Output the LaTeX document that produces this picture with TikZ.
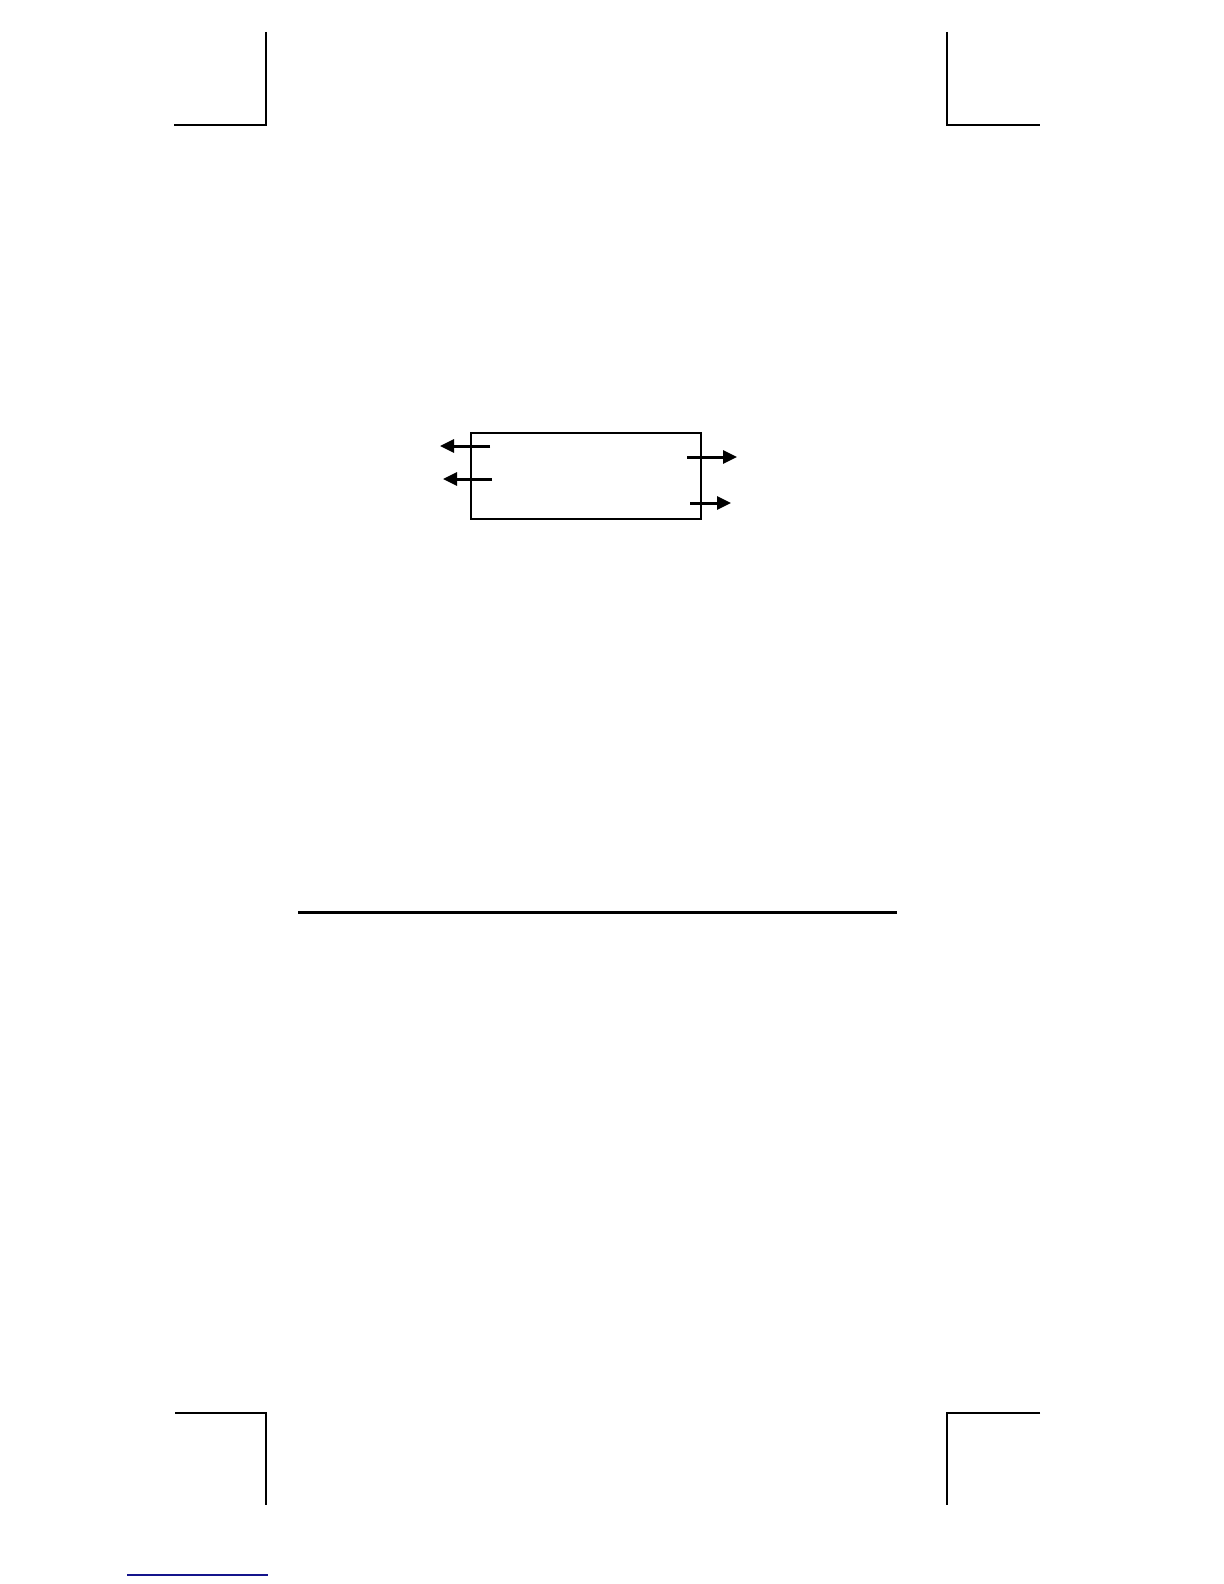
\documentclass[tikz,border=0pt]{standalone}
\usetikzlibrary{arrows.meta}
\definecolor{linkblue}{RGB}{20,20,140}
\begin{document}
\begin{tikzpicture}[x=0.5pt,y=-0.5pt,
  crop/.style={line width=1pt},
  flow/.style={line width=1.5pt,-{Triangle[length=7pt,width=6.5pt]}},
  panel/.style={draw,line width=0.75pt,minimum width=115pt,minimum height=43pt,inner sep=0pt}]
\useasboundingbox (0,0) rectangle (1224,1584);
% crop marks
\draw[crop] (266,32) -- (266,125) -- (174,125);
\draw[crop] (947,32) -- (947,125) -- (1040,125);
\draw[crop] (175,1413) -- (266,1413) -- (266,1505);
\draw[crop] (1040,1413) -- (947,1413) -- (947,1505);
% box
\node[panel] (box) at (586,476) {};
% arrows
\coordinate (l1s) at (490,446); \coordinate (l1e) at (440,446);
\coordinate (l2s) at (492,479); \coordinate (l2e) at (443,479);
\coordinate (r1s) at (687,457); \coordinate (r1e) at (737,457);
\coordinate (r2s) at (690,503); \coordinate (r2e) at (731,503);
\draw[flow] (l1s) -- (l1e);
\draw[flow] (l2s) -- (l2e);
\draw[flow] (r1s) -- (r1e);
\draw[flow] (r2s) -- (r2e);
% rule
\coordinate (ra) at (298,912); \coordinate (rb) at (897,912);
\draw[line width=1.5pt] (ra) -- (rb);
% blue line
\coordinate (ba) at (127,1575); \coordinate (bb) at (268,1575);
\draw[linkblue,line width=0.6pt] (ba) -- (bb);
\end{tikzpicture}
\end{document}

--

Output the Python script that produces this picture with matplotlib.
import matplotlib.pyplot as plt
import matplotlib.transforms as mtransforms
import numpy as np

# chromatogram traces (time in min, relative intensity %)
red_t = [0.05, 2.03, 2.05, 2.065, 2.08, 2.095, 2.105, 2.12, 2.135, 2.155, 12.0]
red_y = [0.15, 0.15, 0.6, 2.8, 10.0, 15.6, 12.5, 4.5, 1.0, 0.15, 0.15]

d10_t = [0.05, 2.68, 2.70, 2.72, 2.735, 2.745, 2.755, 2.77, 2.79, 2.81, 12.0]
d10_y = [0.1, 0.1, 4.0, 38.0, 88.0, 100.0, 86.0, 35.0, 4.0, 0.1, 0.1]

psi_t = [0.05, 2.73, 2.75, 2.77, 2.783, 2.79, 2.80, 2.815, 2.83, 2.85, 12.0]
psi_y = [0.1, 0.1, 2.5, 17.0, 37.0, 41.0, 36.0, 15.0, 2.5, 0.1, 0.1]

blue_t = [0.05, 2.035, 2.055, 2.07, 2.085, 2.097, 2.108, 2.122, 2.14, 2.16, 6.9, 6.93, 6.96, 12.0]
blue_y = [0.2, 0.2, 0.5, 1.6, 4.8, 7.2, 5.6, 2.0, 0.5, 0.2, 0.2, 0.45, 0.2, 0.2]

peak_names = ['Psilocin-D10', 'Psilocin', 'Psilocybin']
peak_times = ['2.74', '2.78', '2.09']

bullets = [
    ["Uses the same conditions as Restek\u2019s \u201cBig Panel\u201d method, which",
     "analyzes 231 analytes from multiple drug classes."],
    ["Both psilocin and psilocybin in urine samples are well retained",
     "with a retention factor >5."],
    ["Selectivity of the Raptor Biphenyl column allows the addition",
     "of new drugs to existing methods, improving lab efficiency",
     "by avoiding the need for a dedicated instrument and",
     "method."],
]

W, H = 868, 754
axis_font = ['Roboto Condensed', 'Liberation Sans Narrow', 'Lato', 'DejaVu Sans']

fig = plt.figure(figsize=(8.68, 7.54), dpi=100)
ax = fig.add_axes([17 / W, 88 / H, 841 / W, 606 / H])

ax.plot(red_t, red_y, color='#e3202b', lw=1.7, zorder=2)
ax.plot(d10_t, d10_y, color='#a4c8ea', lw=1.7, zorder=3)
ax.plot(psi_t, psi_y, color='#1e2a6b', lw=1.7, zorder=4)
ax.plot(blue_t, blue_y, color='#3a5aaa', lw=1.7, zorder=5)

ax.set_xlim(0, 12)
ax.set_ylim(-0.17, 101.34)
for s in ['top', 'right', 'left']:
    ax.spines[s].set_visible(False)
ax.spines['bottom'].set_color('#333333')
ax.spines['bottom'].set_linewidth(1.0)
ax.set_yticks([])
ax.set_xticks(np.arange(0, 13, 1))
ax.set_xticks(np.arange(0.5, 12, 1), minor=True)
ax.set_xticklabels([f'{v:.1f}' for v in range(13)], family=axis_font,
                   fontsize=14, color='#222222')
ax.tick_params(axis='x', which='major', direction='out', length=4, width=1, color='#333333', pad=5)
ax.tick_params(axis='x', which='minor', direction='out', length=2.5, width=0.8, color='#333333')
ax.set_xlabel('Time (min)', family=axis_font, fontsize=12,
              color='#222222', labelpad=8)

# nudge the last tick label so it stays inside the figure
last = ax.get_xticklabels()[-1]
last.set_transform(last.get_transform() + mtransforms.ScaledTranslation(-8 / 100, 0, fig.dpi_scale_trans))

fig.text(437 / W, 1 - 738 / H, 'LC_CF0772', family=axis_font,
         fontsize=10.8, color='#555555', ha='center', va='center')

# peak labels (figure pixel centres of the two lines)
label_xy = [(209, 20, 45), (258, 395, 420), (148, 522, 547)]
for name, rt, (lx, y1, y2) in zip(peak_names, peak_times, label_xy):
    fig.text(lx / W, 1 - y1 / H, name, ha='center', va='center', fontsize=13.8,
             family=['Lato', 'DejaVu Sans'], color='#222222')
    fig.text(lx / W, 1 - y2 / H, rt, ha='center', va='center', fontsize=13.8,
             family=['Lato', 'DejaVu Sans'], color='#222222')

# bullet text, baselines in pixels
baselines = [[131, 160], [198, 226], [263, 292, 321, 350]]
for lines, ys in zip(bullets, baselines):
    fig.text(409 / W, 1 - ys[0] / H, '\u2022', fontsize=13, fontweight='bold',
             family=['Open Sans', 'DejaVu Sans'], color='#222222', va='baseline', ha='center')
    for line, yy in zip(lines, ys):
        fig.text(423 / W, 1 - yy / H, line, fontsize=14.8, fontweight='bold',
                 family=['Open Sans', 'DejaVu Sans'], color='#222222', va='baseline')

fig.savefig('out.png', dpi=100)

Requirement. Pull out each line holding the string "with".

Reply to the task.
Output the LaTeX document that produces this picture with TikZ.
Output the Python script that produces this picture with matplotlib.
     "with a retention factor >5."],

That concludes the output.